Elliot is unrepentant. "I couldn't believe it," he said yesterday. "At the height of its success with P&P the BBC was turning away their star producer and their star writer."
The single-episode, pounds 2.5m film of Emma, the highlight of ITV's autumn schedule, is being shot at the moment. It stars Kate Beckinsale as the headstrong heroine, plus Mark Strong (Tosker Cox in Our Friends in the North), Samantha Morton (Tracy in Band of Gold) and the character players Prunella Scales and Bernard Hepton.
But the drama between the rival executives is just as fascinating for those who know them.
A senior drama producer who saw them at the BBC said: "They are like chalk and cheese. There was Elliot in his suit, looking as if he could be selling widgets. He would call departmental briefings with slides and market research and tell us that BCs don't like Cracker. By contrast, Wearing has never been known to hold a meeting with more than two people. He doesn't look like an executive. He thinks of himself as a maverick, an artist fighting for quality drama with a political edge."
Andrew Davies, Wearing's friend and BBC protege for 20 years, is suffering mild culture shock from his defection.
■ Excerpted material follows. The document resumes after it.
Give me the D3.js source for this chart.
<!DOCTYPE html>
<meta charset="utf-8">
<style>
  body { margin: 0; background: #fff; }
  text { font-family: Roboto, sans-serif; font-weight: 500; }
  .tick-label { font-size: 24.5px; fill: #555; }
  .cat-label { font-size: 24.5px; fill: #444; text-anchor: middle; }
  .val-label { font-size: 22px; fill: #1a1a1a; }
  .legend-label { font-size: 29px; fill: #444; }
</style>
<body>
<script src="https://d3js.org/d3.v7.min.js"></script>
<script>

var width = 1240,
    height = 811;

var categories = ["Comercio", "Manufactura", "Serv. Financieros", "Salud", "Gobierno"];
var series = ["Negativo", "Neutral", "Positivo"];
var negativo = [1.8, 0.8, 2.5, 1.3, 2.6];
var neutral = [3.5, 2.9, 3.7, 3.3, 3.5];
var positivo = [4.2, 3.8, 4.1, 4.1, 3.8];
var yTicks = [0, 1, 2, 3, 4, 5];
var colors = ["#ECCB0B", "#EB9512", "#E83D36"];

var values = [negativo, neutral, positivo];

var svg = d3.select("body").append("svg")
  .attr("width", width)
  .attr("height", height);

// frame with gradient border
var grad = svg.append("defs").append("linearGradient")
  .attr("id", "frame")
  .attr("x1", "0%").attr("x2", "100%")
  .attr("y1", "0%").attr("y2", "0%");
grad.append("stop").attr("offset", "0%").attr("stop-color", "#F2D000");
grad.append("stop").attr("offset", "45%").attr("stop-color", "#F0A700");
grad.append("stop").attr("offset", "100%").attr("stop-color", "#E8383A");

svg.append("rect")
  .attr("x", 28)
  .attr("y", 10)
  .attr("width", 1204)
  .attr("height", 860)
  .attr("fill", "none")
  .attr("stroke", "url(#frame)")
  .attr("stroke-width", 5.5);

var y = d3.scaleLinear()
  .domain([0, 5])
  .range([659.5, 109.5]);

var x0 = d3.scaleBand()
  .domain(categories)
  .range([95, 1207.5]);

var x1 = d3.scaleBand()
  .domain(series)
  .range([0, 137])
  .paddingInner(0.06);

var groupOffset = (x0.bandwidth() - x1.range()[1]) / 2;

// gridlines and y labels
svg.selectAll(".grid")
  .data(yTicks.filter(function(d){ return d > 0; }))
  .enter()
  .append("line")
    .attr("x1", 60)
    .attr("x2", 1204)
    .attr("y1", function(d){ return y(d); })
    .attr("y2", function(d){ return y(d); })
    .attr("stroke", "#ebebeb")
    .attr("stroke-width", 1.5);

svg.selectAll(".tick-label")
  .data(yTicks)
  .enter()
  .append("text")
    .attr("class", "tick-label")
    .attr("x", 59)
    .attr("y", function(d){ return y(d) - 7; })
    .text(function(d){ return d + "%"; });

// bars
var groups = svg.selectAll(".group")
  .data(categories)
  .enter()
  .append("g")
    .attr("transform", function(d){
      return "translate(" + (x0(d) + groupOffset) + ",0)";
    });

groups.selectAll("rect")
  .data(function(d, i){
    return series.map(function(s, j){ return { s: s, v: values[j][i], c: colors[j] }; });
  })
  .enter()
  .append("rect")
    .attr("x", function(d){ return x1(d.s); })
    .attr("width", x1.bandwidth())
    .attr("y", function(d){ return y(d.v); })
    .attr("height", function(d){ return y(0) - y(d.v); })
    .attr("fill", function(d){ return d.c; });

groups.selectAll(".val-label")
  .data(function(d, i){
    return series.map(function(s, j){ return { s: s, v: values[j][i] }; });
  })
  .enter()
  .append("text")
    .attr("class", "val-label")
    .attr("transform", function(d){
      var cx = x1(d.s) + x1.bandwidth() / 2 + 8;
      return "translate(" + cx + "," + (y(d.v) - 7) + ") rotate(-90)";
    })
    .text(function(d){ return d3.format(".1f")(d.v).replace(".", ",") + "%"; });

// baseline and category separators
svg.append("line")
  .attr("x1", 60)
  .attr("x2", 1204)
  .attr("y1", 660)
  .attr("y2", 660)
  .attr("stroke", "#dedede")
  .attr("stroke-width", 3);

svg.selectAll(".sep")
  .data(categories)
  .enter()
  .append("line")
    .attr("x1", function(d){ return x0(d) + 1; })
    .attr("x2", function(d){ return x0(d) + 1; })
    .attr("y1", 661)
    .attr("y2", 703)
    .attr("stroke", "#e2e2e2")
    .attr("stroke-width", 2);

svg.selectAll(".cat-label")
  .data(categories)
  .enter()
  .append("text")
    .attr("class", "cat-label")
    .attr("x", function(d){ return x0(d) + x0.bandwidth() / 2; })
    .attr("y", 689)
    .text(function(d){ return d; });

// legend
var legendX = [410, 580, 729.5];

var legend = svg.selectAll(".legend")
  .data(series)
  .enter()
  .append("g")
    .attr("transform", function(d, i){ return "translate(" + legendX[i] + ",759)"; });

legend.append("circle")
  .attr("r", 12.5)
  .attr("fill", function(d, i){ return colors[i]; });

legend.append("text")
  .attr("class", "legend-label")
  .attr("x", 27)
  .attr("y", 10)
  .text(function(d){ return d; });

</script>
At just two hours, which with advertisements comes to 103 minutes, his adaptation has to be very tight. "I wish the actresses could have worn the ads on their dresses like footballers do, so we didn't have to have commercial breaks," he said yesterday.
Expenses are tighter at ITV too. "We don't get chauffeur-driven cars - we have to ride bikes. It's fish paste sandwiches. There's no margin for excess. We have to buy our own champagne. We're really suffering."